Problem details: Transcribe the listing exactly, leaving out every picture.

Data section:
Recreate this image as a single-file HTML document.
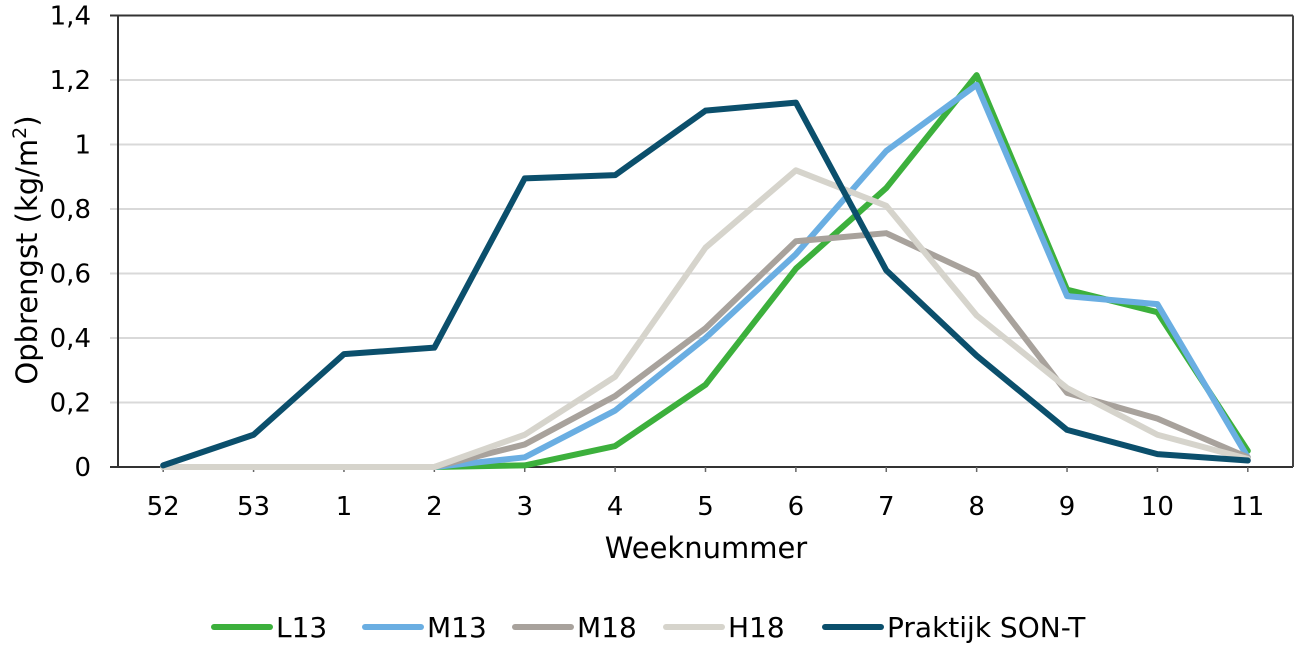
<!DOCTYPE html>
<html><head><meta charset="utf-8"><style>
body{margin:0;background:#fff;width:1302px;height:645px;overflow:hidden}
svg text{font-family:"DejaVu Sans","Liberation Sans",sans-serif;fill:#000}
</style></head><body>
<svg id="c" width="1302" height="645"></svg>
<script>
const categories=["52","53","1","2","3","4","5","6","7","8","9","10","11"];
const yTicks=[0,0.2,0.4,0.6,0.8,1,1.2,1.4];
const yTickLabels=["0","0,2","0,4","0,6","0,8","1","1,2","1,4"];
const seriesNames=["L13","M13","M18","H18","Praktijk SON-T"];
const l13=[0,0,0,0,0.005,0.065,0.255,0.615,0.865,1.215,0.55,0.48,0.05];
const m13=[0,0,0,0,0.03,0.175,0.4,0.66,0.98,1.185,0.53,0.505,0.03];
const m18=[0,0,0,0,0.07,0.22,0.43,0.7,0.725,0.595,0.23,0.15,0.03];
const h18=[0,0,0,0,0.1,0.28,0.68,0.92,0.81,0.47,0.245,0.1,0.025];
const sont=[0.005,0.1,0.35,0.37,0.895,0.905,1.105,1.13,0.61,0.345,0.115,0.04,0.02];
const colors=["#3cb03c","#6aaee2","#a8a29c","#d6d4cc","#0b4f6c"];
const svg=document.getElementById('c');const NS='http://www.w3.org/2000/svg';
const L=118,R=1293,T=15.5,B=467,ymax=1.4;
const bw=(R-L)/categories.length;
const x=i=>L+bw*(i+0.5);
const y=v=>B-(v/ymax)*(B-T);
function mk(t,a,p){const e=document.createElementNS(NS,t);for(const k in a)e.setAttribute(k,a[k]);(p||svg).appendChild(e);return e;}
yTicks.forEach((v,i)=>{
 const g=mk('line',{x1:110,x2:R,y1:y(v),y2:y(v),stroke:(i==yTicks.length-1||i==0)?'#333':'#d9d9d9','stroke-width':2});
 
 
 const t=mk('text',{x:91,y:y(v)+9,'text-anchor':'end','font-size':26});t.textContent=yTickLabels[i];
 
 
});
const ax=mk('line',{x1:L,x2:L,y1:T,y2:B,stroke:'#333','stroke-width':2});


const rx=mk('line',{x1:R,x2:R,y1:T,y2:B,stroke:'#444','stroke-width':2});


categories.forEach((c,i)=>{
 const tk=mk('line',{x1:x(i),x2:x(i),y1:B,y2:B+5,stroke:'#666','stroke-width':1.5});
 
 
 const t=mk('text',{x:x(i),y:515,'text-anchor':'middle','font-size':26});t.textContent=c;
 
 
});
const xt=mk('text',{x:706,y:558,'text-anchor':'middle','font-size':29});xt.textContent='Weeknummer';


const yt=mk('text',{transform:'translate(37,250) rotate(-90)','text-anchor':'middle','font-size':29});
yt.innerHTML='Opbrengst (kg/m<tspan dy="-11" font-size="19">2</tspan><tspan dy="11">)</tspan>';


[l13,m13,m18,h18,sont].forEach((s,k)=>{
 const p=mk('polyline',{points:s.map((v,i)=>x(i)+','+y(v)).join(' '),fill:'none',stroke:colors[k],'stroke-width':6,'stroke-linejoin':'round','stroke-linecap':'round'});
 
 
});
const lx=[214,365,515,666,825];
seriesNames.forEach((n,k)=>{
 const l=mk('line',{x1:lx[k],x2:lx[k]+56,y1:627,y2:627,stroke:colors[k],'stroke-width':6,'stroke-linecap':'round'});
 
 
 const t=mk('text',{x:lx[k]+62,y:637,'font-size':28});t.textContent=n;
 
 
});
</script>
</body></html>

Task solution:
Recreate this image as a single-file HTML document.
<!DOCTYPE html>
<html><head><meta charset="utf-8"><style>
body{margin:0;background:#fff;width:1302px;height:645px;overflow:hidden}
svg text{font-family:"DejaVu Sans","Liberation Sans",sans-serif;fill:#000}
</style></head><body>
<svg id="c" width="1302" height="645"></svg>
<script>
const categories=["52","53","1","2","3","4","5","6","7","8","9","10","11"];
const yTicks=[0,0.2,0.4,0.6,0.8,1,1.2,1.4];
const yTickLabels=["0","0,2","0,4","0,6","0,8","1","1,2","1,4"];
const seriesNames=["L13","M13","M18","H18","Praktijk SON-T"];
const l13=[0,0,0,0,0.005,0.065,0.255,0.615,0.865,1.215,0.55,0.48,0.05];
const m13=[0,0,0,0,0.03,0.175,0.4,0.66,0.98,1.185,0.53,0.505,0.03];
const m18=[0,0,0,0,0.07,0.22,0.43,0.7,0.725,0.595,0.23,0.15,0.03];
const h18=[0,0,0,0,0.1,0.28,0.68,0.92,0.81,0.47,0.245,0.1,0.025];
const sont=[0.005,0.1,0.35,0.37,0.895,0.905,1.105,1.13,0.61,0.345,0.115,0.04,0.02];
const colors=["#3cb03c","#6aaee2","#a8a29c","#d6d4cc","#0b4f6c"];
const svg=document.getElementById('c');const NS='http://www.w3.org/2000/svg';
const L=118,R=1293,T=15.5,B=467,ymax=1.4;
const bw=(R-L)/categories.length;
const x=i=>L+bw*(i+0.5);
const y=v=>B-(v/ymax)*(B-T);
function mk(t,a,p){const e=document.createElementNS(NS,t);for(const k in a)e.setAttribute(k,a[k]);(p||svg).appendChild(e);return e;}
yTicks.forEach((v,i)=>{
 const g=mk('line',{x1:110,x2:R,y1:y(v),y2:y(v),stroke:(i==yTicks.length-1||i==0)?'#333':'#d9d9d9','stroke-width':2});
 
 
 const t=mk('text',{x:91,y:y(v)+9,'text-anchor':'end','font-size':26});t.textContent=yTickLabels[i];
 
 
});
const ax=mk('line',{x1:L,x2:L,y1:T,y2:B,stroke:'#333','stroke-width':2});


const rx=mk('line',{x1:R,x2:R,y1:T,y2:B,stroke:'#444','stroke-width':2});


categories.forEach((c,i)=>{
 const tk=mk('line',{x1:x(i),x2:x(i),y1:B,y2:B+5,stroke:'#666','stroke-width':1.5});
 
 
 const t=mk('text',{x:x(i),y:515,'text-anchor':'middle','font-size':26});t.textContent=c;
 
 
});
const xt=mk('text',{x:706,y:558,'text-anchor':'middle','font-size':29});xt.textContent='Weeknummer';


const yt=mk('text',{transform:'translate(37,250) rotate(-90)','text-anchor':'middle','font-size':29});
yt.innerHTML='Opbrengst (kg/m<tspan dy="-11" font-size="19">2</tspan><tspan dy="11">)</tspan>';


[l13,m13,m18,h18,sont].forEach((s,k)=>{
 const p=mk('polyline',{points:s.map((v,i)=>x(i)+','+y(v)).join(' '),fill:'none',stroke:colors[k],'stroke-width':6,'stroke-linejoin':'round','stroke-linecap':'round'});
 
 
});
const lx=[214,365,515,666,825];
seriesNames.forEach((n,k)=>{
 const l=mk('line',{x1:lx[k],x2:lx[k]+56,y1:627,y2:627,stroke:colors[k],'stroke-width':6,'stroke-linecap':'round'});
 
 
 const t=mk('text',{x:lx[k]+62,y:637,'font-size':28});t.textContent=n;
 
 
});
</script>
</body></html>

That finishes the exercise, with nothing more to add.